[jsr-314-open-mirror] [jsr-314-open] [490-XmlViews] Chapter 11: The JSF XML View Syntax

Cay Horstmann cay.horstmann at gmail.com
Wed Oct 27 00:29:54 EDT 2010


Sure, that's great. Except, it should probably be f:doctype since it
is not HTML specific.

Or, if we cared about consistency with JSP, we could use the same
attributes as jsp:output:

<f:doctype omit-xml-declaration="no"
         doctype-root-element="html"
         doctype-public="-//W3C//DTD XHTML 1.0 Transitional//EN"
         doctype-system="http://www.w3c.org/TR/xhtml1/DTD/xhtml1-transitional.dtd"/>

On Wed, Oct 27, 2010 at 9:19 AM, Blake Sullivan
<blake.sullivan at oracle.com> wrote:
> I agree.  Every single generated HTML document needs a doc-type.
>
> I was proposing something like this:
>
> <f:view xmlns="http://www.w3.org/1999/xhtml"
>            xmlns:f="http://java.sun.com/jsf/core"
>            xmlns:h="http://java.sun.com/jsf/html">
> <h:doctype>html PUBLIC "-//W3C//DTD XHTML 1.0 Transitional//EN"
> "http://www.w3.org/TR/xhtml1/DTD/xhtml1-  transitional.dtd"</h:doctype>
> <html>
> <h:head><h:title>Title</h:title></h:head>
> <h:body>
> <h2>HTML elements ok</h2>
> </h:body>
> </html>
> </f:view>
>
> There a re a bunch of different ways that a docType tag could be
> implemented, but I thought this might be the easiest for customers who are
> really just copying and pasting and don't want to know what the different
> parts of the DOCTYPE mean.
>
> -- Blake Sullivan
>
> On 10/26/10 7:02 PM, Cay Horstmann wrote:
>>
>> Just from the point of view of namespaces, you can certainly use html
>> as the root.

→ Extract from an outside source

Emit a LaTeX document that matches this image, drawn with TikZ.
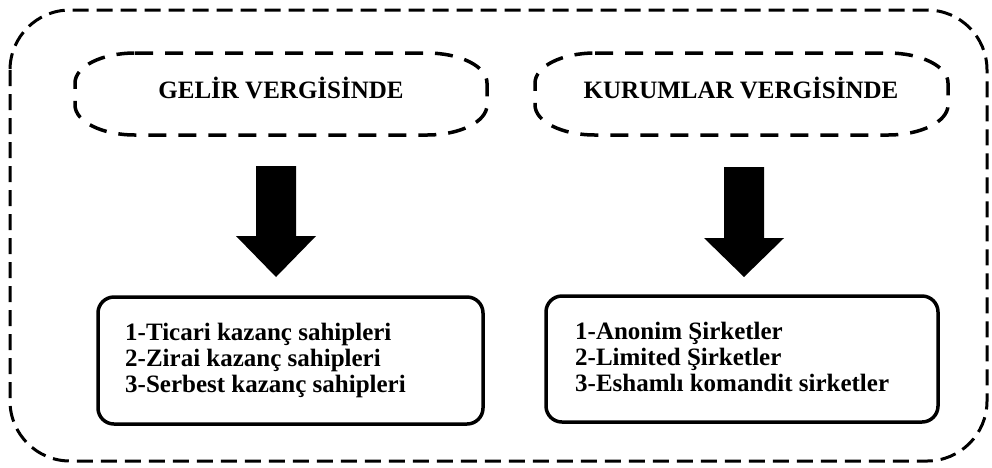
\documentclass[tikz,border=0pt]{standalone}
\usepackage{fontspec}
\setmainfont{Liberation Serif}
\begin{document}
\begin{tikzpicture}[x=1pt,y=1pt,
  outerline/.style={line width=3pt,dash pattern=on 16pt off 8pt},
  ovalline/.style={line width=3.5pt,dash pattern=on 18pt off 12pt},
  listbox/.style={draw,line width=3.5pt,rounded corners=16pt},
  titletext/.style={font=\bfseries\fontsize{25}{26}\selectfont,inner sep=0pt,anchor=base},
  itemtext/.style={font=\bfseries\fontsize{25}{26}\selectfont,inner sep=0pt,anchor=base west},
  blockarrow/.style={fill=black}]
\useasboundingbox (0,0) rectangle (992,-467);
% outer frame
\draw[outerline,rounded corners=60pt] (10,-10) rectangle (987,-461);
% left oval
\draw[ovalline] (135,-53) -- (427,-53)
  arc[start angle=90,end angle=0,x radius=60,y radius=30] -- (487,-105)
  arc[start angle=0,end angle=-90,x radius=60,y radius=30] -- (135,-135)
  arc[start angle=-90,end angle=-180,x radius=60,y radius=30] -- (75,-83)
  arc[start angle=180,end angle=90,x radius=60,y radius=30] -- cycle;
\node[titletext] (gelir) at (281,-98) {GELİR VERGİSİNDE};
% right oval
\draw[ovalline] (595,-53) -- (888,-53)
  arc[start angle=90,end angle=0,x radius=60,y radius=30] -- (948,-105)
  arc[start angle=0,end angle=-90,x radius=60,y radius=30] -- (595,-135)
  arc[start angle=-90,end angle=-180,x radius=60,y radius=30] -- (535,-83)
  arc[start angle=180,end angle=90,x radius=60,y radius=30] -- cycle;
\node[titletext] (kurum) at (741,-98) {KURUMLAR VERGİSİNDE};
% arrows
\fill[blockarrow] (256,-166) -- (296,-166) -- (296,-236) -- (316,-236) -- (276,-277) -- (236,-236) -- (256,-236) -- cycle;
\fill[blockarrow] (724,-167) -- (764,-167) -- (764,-238) -- (784,-238) -- (744,-277) -- (704,-238) -- (724,-238) -- cycle;
% left box
\draw[listbox] (98,-297) rectangle (483,-424);
\node[itemtext] (l1) at (125,-340) {1-Ticari kazanç sahipleri};
\node[itemtext] (l2) at (125,-366) {2-Zirai kazanç sahipleri};
\node[itemtext] (l3) at (125,-392) {3-Serbest kazanç sahipleri};
% right box
\draw[listbox] (546,-296) rectangle (938,-422);
\node[itemtext] (r1) at (575,-339) {1-Anonim Şirketler};
\node[itemtext] (r2) at (575,-365) {2-Limited Şirketler};
\node[itemtext] (r3) at (575,-391) {3-Eshamlı komandit sirketler};
\end{tikzpicture}
\end{document}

The difficulty is the doctype. An XML processing tool has
>> every reason to expect that a document starting with
>>
>> <!DOCTYPE html PUBLIC "-//W3C//DTD XHTML 1.0 Transitional//EN"
>>       "http://www.w3.org/TR/xhtml1/DTD/xhtml1-transitional.dtd">
>>
>> is a conforming document.
>>
>> However, a JSF page is not--it aims to produce such a document (at
>> least when rendered to XHTML).
>>
>> That's why today you get wiggly underlines in editors, exceptions in
>> XSLT scripts, and so on, when you try to process JSF pages.
>>
>> So, the DOCTYPE needs to be output, not included. That could be done
>> with attributes of a top level element or with a child element.
>>
>> That means the top element should not be html, but it could be h:html,
>> or, of course, f:view.
>>
>> Cheers,
>>
>> Cay
>>
>> NB. Not having an option for rendering a DOCTYPE would be bad--we want
>> users to be able to produce proper XHTML. For one thing, if you omit
>> the DOCTYPE, you can trigger quirks mode in commonly used browsers.